The heat source for this device is a large solar reflector. Since the device should be long and thin a parabolic trough may be the most efficient form. However, we don't want to heat the entire length evenly; we want to heat alternating sections. That could be done using mobile reflectors between the trough and the device or by making trough sections that can change their focal point along the length of the device. It could also be done with a fixed reflector geometry that makes hotspots and then moving the entire reflector or the entire device. Since this is a batch process requiring a certain number of zone passes, let's assume the reflector is on a rail or is otherwise mobile. The device is loaded with material to refine, then heated to just below melting in a flat spot in the reflector. The active part of the reflector is a series of flat-bottomed troughs; the cylindrical flat section reflects any radiated heat from the heating zone back into itself, while the parabolic trough walls are angled to concentrate sunlight onto the heating zone.

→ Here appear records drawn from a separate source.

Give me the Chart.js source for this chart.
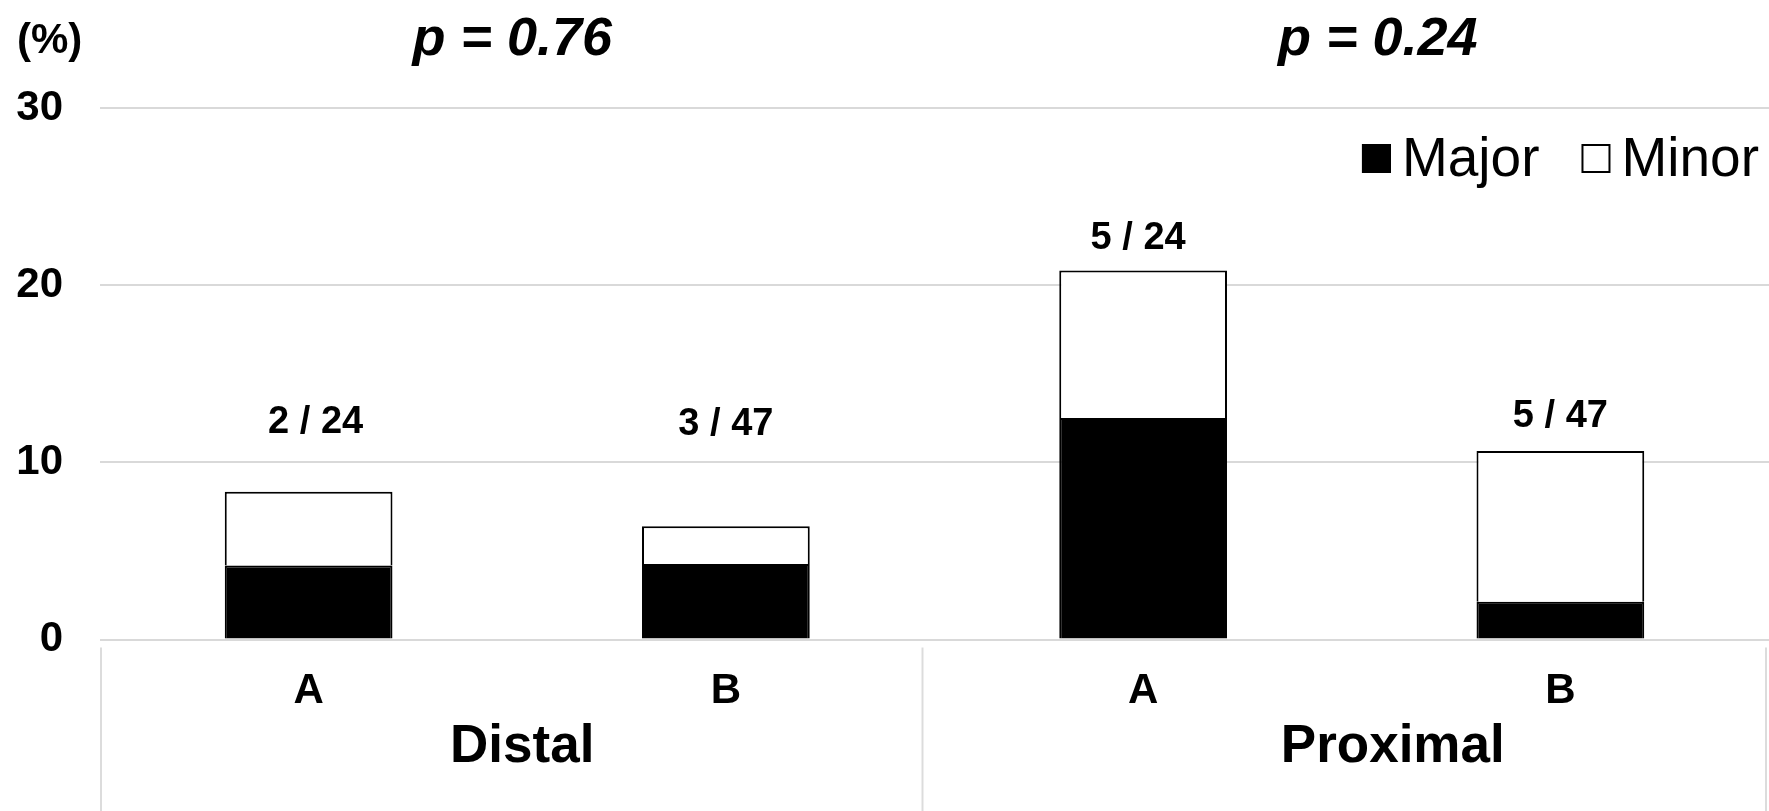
<!DOCTYPE html>
<html>
<head>
<meta charset="utf-8">
<title>Major and minor events by site</title>
<script src="https://cdn.jsdelivr.net/npm/chart.js@4.4.1/dist/chart.umd.min.js"></script>
<style>
  html, body { margin: 0; padding: 0; background: #ffffff; }
  #wrap { position: relative; width: 1769px; height: 811px; }
</style>
</head>
<body>
<div id="wrap"><canvas id="chart"></canvas></div>
<script>
// Groups and the sub-categories inside each group
const groups = ['Distal', 'Proximal'];
const categories = ['A', 'B', 'A', 'B'];
const groupOf = [0, 0, 1, 1];

// Event rates (%) per bar
const majorPct = [4.17, 4.26, 12.50, 2.13];
const minorPct = [4.17, 2.13, 8.33, 8.51];

// Events / patients shown above each bar
const countLabels = ['2 / 24', '3 / 47', '5 / 24', '5 / 47'];

// Comparison p-values per group
const pValues = ['0.76', '0.24'];

// Y axis range
const yMin = 0, yMax = 30, yStep = 10;

const FONT = '"Liberation Sans", Arial, sans-serif';

// Draws the event counts above the stacked bars
const countLabelPlugin = {
  id: 'countLabels',
  afterDatasetsDraw(chart, args, opts) {
    const { ctx, scales: { x, y } } = chart;
    ctx.save();
    ctx.font = 'bold 38px ' + FONT;
    ctx.fillStyle = '#000';
    ctx.textAlign = 'center';
    ctx.textBaseline = 'middle';
    countLabels.forEach((txt, i) => {
      const total = majorPct[i] + minorPct[i];
      ctx.fillText(txt, x.getPixelForValue(i) + opts.dx[i], y.getPixelForValue(total) - opts.offsets[i]);
    });
    ctx.restore();
  }
};

// Draws group names, group dividers, p-values, unit label and legend
const decorPlugin = {
  id: 'decor',
  afterDraw(chart, args, opts) {
    const { ctx, chartArea, scales: { x } } = chart;
    ctx.save();

    // group centres and boundaries from the category scale
    const centres = groups.map((g, gi) => {
      const idx = groupOf.map((v, i) => v === gi ? i : -1).filter(i => i >= 0);
      return (x.getPixelForValue(idx[0]) + x.getPixelForValue(idx[idx.length - 1])) / 2;
    });
    const half = (x.getPixelForValue(1) - x.getPixelForValue(0)) / 2;
    const bounds = [chartArea.left + 1, x.getPixelForValue(1) + half + opts.dividerDx, chartArea.right - 3];

    ctx.strokeStyle = '#dcdcdc';
    ctx.lineWidth = 2;
    bounds.forEach(bx => {
      ctx.beginPath();
      ctx.moveTo(bx, chartArea.bottom + 8);
      ctx.lineTo(bx, chart.height);
      ctx.stroke();
    });

    ctx.fillStyle = '#000';
    ctx.textAlign = 'center';
    ctx.textBaseline = 'alphabetic';

    ctx.font = 'bold 53px ' + FONT;
    groups.forEach((g, gi) => {
      ctx.fillText(g, centres[gi] + opts.groupDx[gi], 762);
    });

    ctx.font = 'italic bold 54px ' + FONT;
    pValues.forEach((p, gi) => {
      ctx.fillText('p = ' + p, centres[gi] + opts.pDx[gi], 55);
    });

    // unit label
    ctx.font = 'bold 42px ' + FONT;
    ctx.textAlign = 'left';
    ctx.fillText('(%)', 17, 53);

    // legend, right aligned
    ctx.font = '55px ' + FONT;
    const ds = chart.data.datasets;
    const box = 29, gapBox = 11, gapItem = 42;
    const baseline = 176;
    let right = chartArea.right - 10;
    for (let i = ds.length - 1; i >= 0; i--) {
      const w = ctx.measureText(ds[i].label).width;
      const tx = right - w;
      ctx.fillStyle = '#000';
      ctx.fillText(ds[i].label, tx, baseline);
      const bx = tx - gapBox - box;
      ctx.fillStyle = ds[i].backgroundColor;
      ctx.fillRect(bx, baseline - 32, box, box);
      ctx.strokeStyle = '#000';
      ctx.lineWidth = 2;
      ctx.strokeRect(bx + 1, baseline - 31, box - 2, box - 2);
      right = bx - gapItem;
    }
    ctx.restore();
  }
};

new Chart(document.getElementById('chart'), {
  type: 'bar',
  data: {
    labels: categories,
    datasets: [
      {
        label: 'Major',
        data: majorPct,
        backgroundColor: '#000000',
        borderColor: '#000000',
        borderWidth: 2
      },
      {
        label: 'Minor',
        data: minorPct,
        backgroundColor: '#ffffff',
        borderColor: '#000000',
        borderWidth: 2
      }
    ]
  },
  options: {
    responsive: true,
    maintainAspectRatio: false,
    devicePixelRatio: 1,
    animation: false,
    layout: { padding: { top: 108, right: 0, bottom: 0, left: 0 } },
    datasets: {
      bar: { barPercentage: 0.402, categoryPercentage: 1.0 }
    },
    plugins: {
      legend: { display: false },
      tooltip: { enabled: false },
      countLabels: { offsets: [69, 102, 32, 34], dx: [7, 0, -5, 0] },
      decor: { groupDx: [5, 41], pDx: [-5, 26], dividerDx: -12 }
    },
    scales: {
      x: {
        stacked: true,
        grid: { display: false, drawTicks: false },
        border: { display: false },
        ticks: {
          color: '#000',
          font: { family: FONT, size: 42, weight: 'bold' },
          padding: 27,
          maxRotation: 0,
          autoSkip: false
        },
        afterFit(scale) { scale.height = 171.5; }
      },
      y: {
        stacked: true,
        min: yMin,
        max: yMax,
        grid: { color: '#d9d9d9', lineWidth: 2, drawTicks: false },
        border: { display: false },
        ticks: {
          stepSize: yStep,
          color: '#000',
          font: { family: FONT, size: 42, weight: 'bold' },
          padding: 37
        },
        afterFit(scale) { scale.width = 100; }
      }
    }
  },
  plugins: [countLabelPlugin, decorPlugin]
});
</script>
</body>
</html>
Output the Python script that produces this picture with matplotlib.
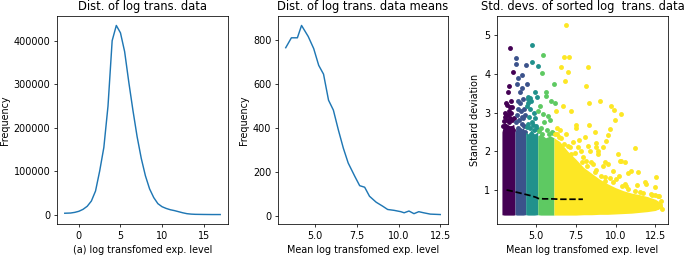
import matplotlib
matplotlib.use("Agg")
import matplotlib.pyplot as plt
import numpy as np

# panel (a): distribution of all log transformed values
log_x = [-1.7, -1.0, -0.5, 0.0, 0.5, 1.0, 1.5, 2.0, 2.5, 3.0, 3.5, 4.0, 4.5, 5.0,
         5.5, 6.0, 6.5, 7.0, 7.5, 8.0, 8.5, 9.0, 9.5, 10.0, 10.5, 11.0, 11.5,
         12.0, 12.5, 13.0, 13.5, 14.0, 15.0, 16.0, 17.0]
log_freq = [4000, 4500, 6000, 8500, 13000, 20000, 32000, 55000, 101000, 155000,
            250000, 400000, 435000, 418000, 375000, 305000, 240000, 180000,
            130000, 90000, 60000, 40000, 26000, 19000, 15000, 12000, 10000,
            7500, 5000, 3000, 2000, 1500, 1200, 1000, 1000]

# panel (b): distribution of the means
mean_x = [3.22, 3.56, 3.92, 4.17, 4.57, 4.9, 5.2, 5.49, 5.79, 6.08, 6.38, 6.68,
          6.97, 7.37, 7.66, 7.96, 8.25, 8.65, 9.04, 9.34, 9.73, 10.13, 10.33,
          10.62, 10.92, 11.21, 11.5, 11.9, 12.5]
mean_freq = [764, 809, 809, 865, 815, 760, 684, 644, 526, 481, 391, 308, 241,
             180, 138, 131, 90, 63, 45, 30, 26, 20, 15, 23, 11, 20, 15, 9, 7]

# panel (c): dense cores of the five sorted groups (x, lower, upper edge)
core_x = [
    [2.86, 3.0, 3.2, 3.4, 3.6, 3.68],
    [3.68, 3.8, 4.0, 4.2, 4.35],
    [4.35, 4.5, 4.7, 4.9, 5.11],
    [5.11, 5.3, 5.6, 5.9, 6.13],
    [6.13, 6.5, 7.0, 7.5, 8.0, 8.5, 9.0, 9.5, 10.0, 10.5, 11.0, 11.5, 12.0, 12.5, 12.94],
]
core_lo = [
    [0.36, 0.35, 0.35, 0.35, 0.35, 0.36],
    [0.36, 0.35, 0.35, 0.35, 0.36],
    [0.36, 0.35, 0.35, 0.35, 0.36],
    [0.36, 0.35, 0.35, 0.35, 0.35],
    [0.35, 0.35, 0.35, 0.35, 0.36, 0.36, 0.37, 0.37, 0.38, 0.39, 0.40, 0.42, 0.44, 0.47, 0.55],
]
core_hi = [
    [2.5, 2.75, 2.7, 2.65, 2.7, 2.5],
    [2.5, 2.65, 2.55, 2.6, 2.5],
    [2.5, 2.45, 2.55, 2.45, 2.5],
    [2.4, 2.45, 2.35, 2.4, 2.35],
    [2.35, 2.25, 2.0, 1.8, 1.58, 1.43, 1.28, 1.16, 1.06, 0.98, 0.92, 0.88, 0.83, 0.76, 0.65],
]

# scattered genes outside the dense cores, one list per group
sd_x = [
    [3.36, 3.57, 3.30, 3.22, 3.1, 3.2, 3.35, 3.05, 3.25, 3.45, 3.15, 3.3, 3.5,
     3.05, 3.4, 3.55, 3.2, 3.0, 3.45, 3.12, 3.38, 2.95, 3.62, 3.28, 3.52, 3.08],
    [3.76, 3.76, 4.39, 3.89, 4.14, 3.79, 4.10, 4.42, 3.99, 3.85, 4.0, 4.2, 3.9,
     4.05, 4.25, 3.8, 4.15, 4.3, 3.95, 4.1, 3.85, 4.25, 4.0, 4.3, 3.75, 4.18],
    [4.73, 4.77, 5.11, 4.94, 4.52, 5.04, 4.48, 4.62, 4.52, 4.69, 4.46, 4.6,
     4.85, 4.55, 4.75, 4.95, 4.5, 4.65, 4.9, 5.0, 4.42, 4.82, 5.05],
    [5.46, 5.36, 6.11, 5.63, 5.63, 5.94, 6.19, 5.25, 5.15, 5.46, 5.77, 5.5,
     5.9, 5.3, 5.7, 6.0, 5.4, 5.85, 5.2, 6.05],
    [6.87, 6.78, 7.08, 6.55, 7.03, 8.29, 6.84, 8.13, 6.72, 6.26, 7.20, 8.33,
     9.05, 9.74, 9.89, 10.33, 9.95, 9.64, 9.53, 8.33, 8.06, 8.79, 8.79, 9.21,
     11.21, 8.38, 8.90, 10.26, 10.58, 9.32, 9.21, 8.58, 8.16, 9.84, 10.22,
     10.79, 11.42, 12.57, 9.64, 9.32, 10.43, 10.64, 11.35, 11.94, 12.25, 12.47,
     12.74, 11.27, 11.94, 12.82, 12.6, 6.49, 6.91, 7.53, 7.53, 8.69, 9.42,
     8.27, 7.64, 8.90, 10.16, 10.37, 10.99, 11.84, 12.47, 12.67, 9.53, 9.11,
     10.05, 10.58, 11.52, 7.01, 7.22, 7.96, 8.48, 8.69, 6.3, 6.6, 7.3, 7.8,
     6.35, 7.7, 6.2, 6.45, 6.75, 7.15, 7.45, 7.9, 8.2, 8.75, 9.35, 9.85,
     10.8, 11.2, 11.7, 12.3, 12.85, 12.9],
]
sd_y = [
    [4.66, 4.05, 3.68, 3.53, 3.25, 3.2, 3.15, 3.0, 2.95, 3.0, 2.8, 2.75, 2.8,
     2.65, 2.6, 2.55, 2.55, 2.78, 3.3, 2.95, 2.85, 2.65, 2.85, 3.05, 3.15, 2.9],
    [4.42, 4.26, 4.24, 3.90, 3.98, 3.75, 3.65, 3.75, 3.53, 3.3, 3.25, 3.35, 3.1,
     3.05, 3.1, 2.95, 2.9, 2.95, 2.8, 2.7, 2.6, 2.65, 2.55, 2.5, 2.75, 2.85],
    [4.76, 4.31, 4.20, 3.53, 3.40, 3.40, 3.36, 3.37, 3.25, 3.29, 3.18, 3.1,
     3.0, 2.9, 2.75, 2.85, 2.7, 2.6, 2.55, 2.65, 2.62, 2.68, 2.58],
    [4.50, 4.02, 3.75, 3.53, 3.44, 3.29, 3.25, 3.18, 3.05, 2.97, 2.92, 2.75,
     2.8, 2.6, 2.55, 2.5, 2.45, 2.45, 2.52, 2.48],
    [5.27, 4.44, 4.44, 4.18, 4.06, 4.18, 3.82, 3.68, 3.17, 3.04, 3.04, 3.25,
     3.29, 3.16, 3.08, 2.97, 2.82, 2.58, 2.43, 2.67, 2.38, 2.21, 2.12, 2.12,
     2.09, 2.02, 1.93, 1.76, 1.72, 1.72, 1.63, 1.67, 1.76, 1.48, 1.37, 1.43,
     1.46, 1.34, 1.30, 1.22, 1.11, 1.09, 1.14, 1.16, 0.90, 0.88, 0.85, 0.77,
     0.77, 0.59, 0.55, 2.54, 2.45, 2.69, 2.60, 2.49, 2.26, 2.15, 2.10, 2.02,
     1.93, 1.76, 1.50, 1.20, 1.07, 0.85, 1.67, 1.37, 1.28, 1.16, 0.94, 2.15,
     1.93, 1.85, 1.72, 1.46, 2.45, 2.35, 2.25, 2.0, 2.6, 2.3, 2.45, 2.38,
     2.2, 2.1, 1.95, 1.72, 1.62, 1.52, 1.33, 1.2, 1.02, 0.98, 0.93, 0.88,
     0.72, 0.5],
]

# running mean of the standard deviations
trend_x = [3.15, 3.5, 3.9, 4.3, 4.7, 5.0, 5.15, 5.5, 6.0, 6.5, 7.0, 7.5, 7.95]
trend_y = [1.0, 0.97, 0.93, 0.89, 0.85, 0.81, 0.78, 0.77, 0.77, 0.76, 0.76, 0.76, 0.76]

dpi = 69
fig = plt.figure(figsize=(685 / dpi, 256 / dpi), dpi=dpi)
ax1 = fig.add_axes([57 / 685, 0.125, 171 / 685, 0.8125])
ax2 = fig.add_axes([278 / 685, 0.125, 170 / 685, 0.8125])
ax3 = fig.add_axes([497 / 685, 0.125, 171 / 685, 0.8125])

ax1.plot(log_x, log_freq)
ax1.set_title("Dist. of log trans. data")
ax1.set_xlabel("(a) log transfomed exp. level")
ax1.set_ylabel("Frequency")

ax2.plot(mean_x, mean_freq)
ax2.set_title("Dist. of log trans. data means")
ax2.set_xlabel("Mean log transfomed exp. level")
ax2.set_ylabel("Frequency")

cols = plt.cm.viridis(np.linspace(0, 1, 5))
for g in range(5):
    ax3.fill_between(core_x[g], core_lo[g], core_hi[g], color=cols[g], lw=0)
    ax3.scatter(sd_x[g], sd_y[g], s=26, color=cols[g], lw=0)
ax3.plot(trend_x, trend_y, "k--", lw=1.8)
ax3.set_xlim(2.55, 13.3)
ax3.set_ylim(0.12, 5.5)
ax3.set_title("Std. devs. of sorted log  trans. data")
ax3.set_xlabel("Mean log transfomed exp. level")
ax3.set_ylabel("Standard deviation")

fig.savefig("out.png", dpi=dpi)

The cooling zone is above the angled parts so no sunlight is reflected into the zone. The reflector is then moved on a rack or rail or cable system until the required number of zones have passed.

 The heat sink for this device could be passive radiation. That would require modeling to make certain it is feasible, but I'd bet it could be made to work. Another, faster option would be coolant channels built into the wall of the device, with valves to control which zones are being actively cooled. This poses a challenge: what can be used as a fluid coolant at 2200 °C? Water, CO and CO2 all dissociate. Hydrogen would attack the magnesia, liberating oxygen and leaving magnesium metal in the coolant channels. Helium seems to be the only viable option. Since the system can be closed or sealed, there would not normally be any significant gas leaks; this is important because helium is exceedingly rare away from Earth. The trouble with helium is that it will migrate through the tiniest of pores. I'm not convinced a ceramic material can reliably hold high-pressure high-temperature helium, particularly in a device built in the field. Perhaps sodium or calcium vapor could be used. For now I'll assume passive radiation with a possible future model using active cooling.

 Performance numbers will require modeling. I'm not sure how I will get that done with no resources, but it's something to consider another day.

 The output of the device is a long bar of material, separated into pure elements in order of their melting points. More or less. I've had trouble finding conclusive statements that no eutectic mixtures are encountered, so if anyone has a definite reference I would appreciate it. Further processing is necessary since we do not necessarily know the exact composition of the starting material. Some kind of elemental analysis (neutron or x-ray spectrometer, mass spectrometer, etc.) is used to identify boundaries between materials; these boundaries are cut with enough margin on either side to give pure bars of metal and several impure slices from boundary layers. These slices can be added to the next charge or stockpiled for later use; rare elements will tend to accumulate in the boundary slices and at the ends of the cylinder, so over several cycles of refining these rare materials can be concentrated until there are useful quantities available.

 Bulk slices of refinery bars represent very pure materials, including semiconductor-grade silicon. These can be used to make strong alloys with precise chemical formulas and can also be used to make semiconductor devices like light-emitting diodes and photovoltaic cells. This is a reagent-free approach to pure inputs for many processes using what is available in space: dry dirt and sunlight.